(WRITTEN EXERCISE): Copy exactly the lines from the one containing "Emit a component" through the one containing "const unitLabel = '(円)';", both included, and leave out any pictures.

(LISTED RECORDS):

....

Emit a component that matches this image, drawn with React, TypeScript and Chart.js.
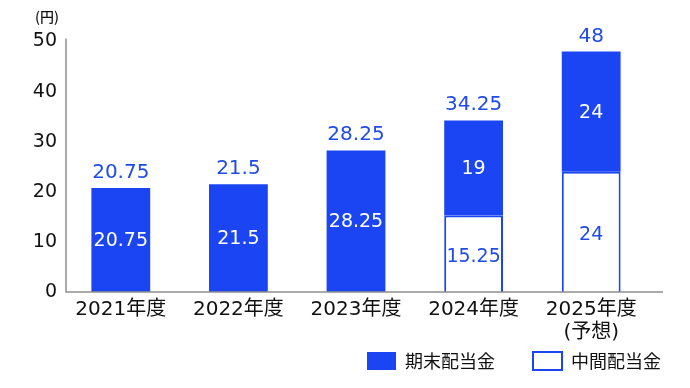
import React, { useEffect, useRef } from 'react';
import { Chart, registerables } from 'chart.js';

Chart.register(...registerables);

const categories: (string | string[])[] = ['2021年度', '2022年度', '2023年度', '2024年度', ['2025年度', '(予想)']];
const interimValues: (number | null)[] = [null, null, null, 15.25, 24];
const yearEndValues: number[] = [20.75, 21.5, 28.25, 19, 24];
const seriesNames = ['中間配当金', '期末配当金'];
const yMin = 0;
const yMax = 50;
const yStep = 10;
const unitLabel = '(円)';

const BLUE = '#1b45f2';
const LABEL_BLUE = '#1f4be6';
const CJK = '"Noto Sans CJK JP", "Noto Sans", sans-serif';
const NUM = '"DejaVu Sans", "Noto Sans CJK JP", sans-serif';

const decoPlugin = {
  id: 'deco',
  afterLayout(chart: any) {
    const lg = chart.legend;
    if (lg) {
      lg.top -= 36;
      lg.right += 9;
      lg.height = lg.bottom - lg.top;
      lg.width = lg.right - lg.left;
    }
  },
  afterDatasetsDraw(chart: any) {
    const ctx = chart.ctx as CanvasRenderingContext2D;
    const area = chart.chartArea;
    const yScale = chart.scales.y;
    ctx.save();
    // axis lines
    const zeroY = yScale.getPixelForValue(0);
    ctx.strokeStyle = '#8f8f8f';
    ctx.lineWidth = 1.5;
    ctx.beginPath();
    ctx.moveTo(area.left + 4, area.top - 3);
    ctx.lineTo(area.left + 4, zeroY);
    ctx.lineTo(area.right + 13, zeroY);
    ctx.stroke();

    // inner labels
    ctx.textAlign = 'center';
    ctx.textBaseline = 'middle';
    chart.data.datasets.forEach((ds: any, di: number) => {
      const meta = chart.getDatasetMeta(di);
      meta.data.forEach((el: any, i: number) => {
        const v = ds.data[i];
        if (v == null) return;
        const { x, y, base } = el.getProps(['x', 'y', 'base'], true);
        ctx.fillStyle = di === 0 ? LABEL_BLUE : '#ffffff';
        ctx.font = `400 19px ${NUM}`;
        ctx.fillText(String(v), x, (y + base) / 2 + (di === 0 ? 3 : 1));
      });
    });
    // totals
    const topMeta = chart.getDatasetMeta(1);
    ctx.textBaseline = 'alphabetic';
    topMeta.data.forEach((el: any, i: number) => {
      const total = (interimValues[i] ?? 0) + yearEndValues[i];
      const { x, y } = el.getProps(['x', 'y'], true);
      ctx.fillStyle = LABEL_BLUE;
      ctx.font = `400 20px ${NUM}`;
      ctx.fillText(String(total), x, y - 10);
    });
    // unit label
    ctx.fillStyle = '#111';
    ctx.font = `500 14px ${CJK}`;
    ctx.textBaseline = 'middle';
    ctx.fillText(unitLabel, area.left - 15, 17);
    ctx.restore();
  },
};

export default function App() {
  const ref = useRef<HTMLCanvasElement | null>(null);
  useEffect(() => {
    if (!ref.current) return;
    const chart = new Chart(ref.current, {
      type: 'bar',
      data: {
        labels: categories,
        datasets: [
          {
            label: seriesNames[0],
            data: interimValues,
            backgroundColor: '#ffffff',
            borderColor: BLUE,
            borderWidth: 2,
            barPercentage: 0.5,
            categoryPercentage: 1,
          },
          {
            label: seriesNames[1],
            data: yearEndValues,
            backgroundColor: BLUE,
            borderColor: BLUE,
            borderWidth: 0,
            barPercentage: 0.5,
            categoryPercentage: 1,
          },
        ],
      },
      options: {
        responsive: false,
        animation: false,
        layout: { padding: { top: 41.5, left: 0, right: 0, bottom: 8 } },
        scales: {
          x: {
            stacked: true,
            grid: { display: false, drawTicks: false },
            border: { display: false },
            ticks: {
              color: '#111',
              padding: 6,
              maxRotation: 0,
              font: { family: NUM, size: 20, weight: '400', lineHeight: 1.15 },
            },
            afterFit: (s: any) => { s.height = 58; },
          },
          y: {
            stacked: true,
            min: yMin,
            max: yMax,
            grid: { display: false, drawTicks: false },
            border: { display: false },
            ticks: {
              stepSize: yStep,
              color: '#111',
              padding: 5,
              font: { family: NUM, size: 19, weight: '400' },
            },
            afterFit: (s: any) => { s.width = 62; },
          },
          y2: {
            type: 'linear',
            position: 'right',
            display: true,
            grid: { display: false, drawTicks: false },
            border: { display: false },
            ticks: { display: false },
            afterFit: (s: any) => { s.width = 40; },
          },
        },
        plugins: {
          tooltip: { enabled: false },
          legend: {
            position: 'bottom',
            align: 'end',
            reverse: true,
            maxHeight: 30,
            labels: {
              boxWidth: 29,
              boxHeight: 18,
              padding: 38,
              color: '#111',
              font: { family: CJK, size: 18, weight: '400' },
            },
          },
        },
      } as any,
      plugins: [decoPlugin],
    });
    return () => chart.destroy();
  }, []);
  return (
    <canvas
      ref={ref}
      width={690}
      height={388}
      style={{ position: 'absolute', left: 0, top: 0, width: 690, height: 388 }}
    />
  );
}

....

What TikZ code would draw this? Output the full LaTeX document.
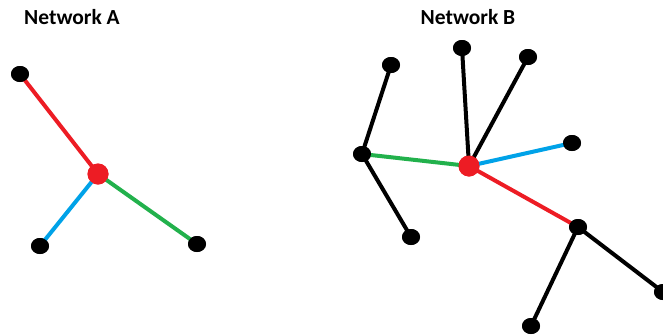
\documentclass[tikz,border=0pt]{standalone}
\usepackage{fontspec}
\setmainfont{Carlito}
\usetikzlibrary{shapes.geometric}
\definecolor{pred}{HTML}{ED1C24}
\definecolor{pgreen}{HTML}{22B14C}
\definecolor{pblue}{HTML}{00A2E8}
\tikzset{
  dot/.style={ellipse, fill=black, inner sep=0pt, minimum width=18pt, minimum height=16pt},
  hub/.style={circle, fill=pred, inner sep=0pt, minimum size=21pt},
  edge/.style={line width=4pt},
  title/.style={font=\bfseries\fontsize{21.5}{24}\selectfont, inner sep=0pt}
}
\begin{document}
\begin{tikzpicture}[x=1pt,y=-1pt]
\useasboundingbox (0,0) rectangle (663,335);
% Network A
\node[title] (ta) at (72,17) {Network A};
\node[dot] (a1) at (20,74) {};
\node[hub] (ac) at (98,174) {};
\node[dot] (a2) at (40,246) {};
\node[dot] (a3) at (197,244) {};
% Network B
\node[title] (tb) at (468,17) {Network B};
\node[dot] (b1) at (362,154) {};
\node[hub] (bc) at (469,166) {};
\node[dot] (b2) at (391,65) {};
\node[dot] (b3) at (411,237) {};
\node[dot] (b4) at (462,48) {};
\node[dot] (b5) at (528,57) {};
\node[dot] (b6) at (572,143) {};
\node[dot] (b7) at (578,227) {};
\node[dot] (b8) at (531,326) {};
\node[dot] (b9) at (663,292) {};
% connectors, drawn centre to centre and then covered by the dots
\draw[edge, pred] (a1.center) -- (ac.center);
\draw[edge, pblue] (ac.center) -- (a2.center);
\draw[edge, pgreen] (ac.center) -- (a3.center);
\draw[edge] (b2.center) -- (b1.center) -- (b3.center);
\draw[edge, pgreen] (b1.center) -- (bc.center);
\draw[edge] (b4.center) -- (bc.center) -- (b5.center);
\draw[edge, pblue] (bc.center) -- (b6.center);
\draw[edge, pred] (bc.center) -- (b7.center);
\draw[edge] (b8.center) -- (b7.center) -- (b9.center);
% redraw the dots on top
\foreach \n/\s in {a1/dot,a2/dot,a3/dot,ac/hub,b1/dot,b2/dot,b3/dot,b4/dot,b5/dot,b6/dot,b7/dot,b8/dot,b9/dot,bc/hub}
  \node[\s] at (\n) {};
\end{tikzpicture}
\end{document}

....

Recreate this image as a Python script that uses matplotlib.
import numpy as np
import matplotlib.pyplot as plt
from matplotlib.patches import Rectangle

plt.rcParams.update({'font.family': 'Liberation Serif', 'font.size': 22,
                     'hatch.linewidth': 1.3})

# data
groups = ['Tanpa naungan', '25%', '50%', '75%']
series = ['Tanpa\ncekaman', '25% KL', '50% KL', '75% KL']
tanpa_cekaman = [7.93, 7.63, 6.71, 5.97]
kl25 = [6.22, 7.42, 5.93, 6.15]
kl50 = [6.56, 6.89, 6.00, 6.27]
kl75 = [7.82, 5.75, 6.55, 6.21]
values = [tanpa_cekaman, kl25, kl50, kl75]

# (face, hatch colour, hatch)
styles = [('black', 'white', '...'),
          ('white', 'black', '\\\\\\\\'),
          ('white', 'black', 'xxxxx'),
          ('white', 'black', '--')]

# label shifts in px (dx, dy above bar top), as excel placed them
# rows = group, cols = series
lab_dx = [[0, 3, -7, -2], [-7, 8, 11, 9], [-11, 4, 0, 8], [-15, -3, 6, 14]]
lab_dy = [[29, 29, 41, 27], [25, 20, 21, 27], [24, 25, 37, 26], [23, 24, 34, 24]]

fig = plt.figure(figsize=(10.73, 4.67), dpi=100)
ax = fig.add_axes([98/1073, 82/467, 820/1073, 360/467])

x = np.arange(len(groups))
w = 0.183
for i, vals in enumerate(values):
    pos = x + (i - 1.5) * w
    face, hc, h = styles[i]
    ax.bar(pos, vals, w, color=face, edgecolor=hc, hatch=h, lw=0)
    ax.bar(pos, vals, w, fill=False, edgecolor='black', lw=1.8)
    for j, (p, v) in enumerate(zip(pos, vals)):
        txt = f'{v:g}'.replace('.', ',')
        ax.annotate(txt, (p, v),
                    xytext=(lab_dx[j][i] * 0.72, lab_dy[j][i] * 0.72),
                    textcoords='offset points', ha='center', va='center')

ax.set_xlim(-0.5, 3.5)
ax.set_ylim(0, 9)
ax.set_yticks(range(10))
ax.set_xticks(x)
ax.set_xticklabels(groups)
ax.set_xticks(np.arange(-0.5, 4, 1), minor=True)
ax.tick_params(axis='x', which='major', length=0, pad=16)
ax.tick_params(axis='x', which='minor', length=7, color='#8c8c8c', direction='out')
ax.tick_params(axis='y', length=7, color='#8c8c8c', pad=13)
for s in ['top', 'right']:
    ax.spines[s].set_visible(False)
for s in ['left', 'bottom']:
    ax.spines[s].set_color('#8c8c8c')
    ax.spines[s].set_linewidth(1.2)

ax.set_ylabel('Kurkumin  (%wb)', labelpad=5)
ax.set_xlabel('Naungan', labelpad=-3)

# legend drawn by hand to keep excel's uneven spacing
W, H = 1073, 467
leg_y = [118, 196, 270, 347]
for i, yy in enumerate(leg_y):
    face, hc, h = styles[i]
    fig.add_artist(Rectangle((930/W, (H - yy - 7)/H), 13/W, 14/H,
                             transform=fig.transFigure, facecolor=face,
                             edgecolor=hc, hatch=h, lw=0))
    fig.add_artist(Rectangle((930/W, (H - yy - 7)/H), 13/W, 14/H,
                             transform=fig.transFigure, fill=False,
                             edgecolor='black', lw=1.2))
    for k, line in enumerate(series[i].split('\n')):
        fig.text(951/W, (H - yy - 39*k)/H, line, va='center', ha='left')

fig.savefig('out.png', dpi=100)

....

(COMPLETED TASK):
Emit a component that matches this image, drawn with React, TypeScript and Chart.js.
import React, { useEffect, useRef } from 'react';
import { Chart, registerables } from 'chart.js';

Chart.register(...registerables);

const categories: (string | string[])[] = ['2021年度', '2022年度', '2023年度', '2024年度', ['2025年度', '(予想)']];
const interimValues: (number | null)[] = [null, null, null, 15.25, 24];
const yearEndValues: number[] = [20.75, 21.5, 28.25, 19, 24];
const seriesNames = ['中間配当金', '期末配当金'];
const yMin = 0;
const yMax = 50;
const yStep = 10;
const unitLabel = '(円)';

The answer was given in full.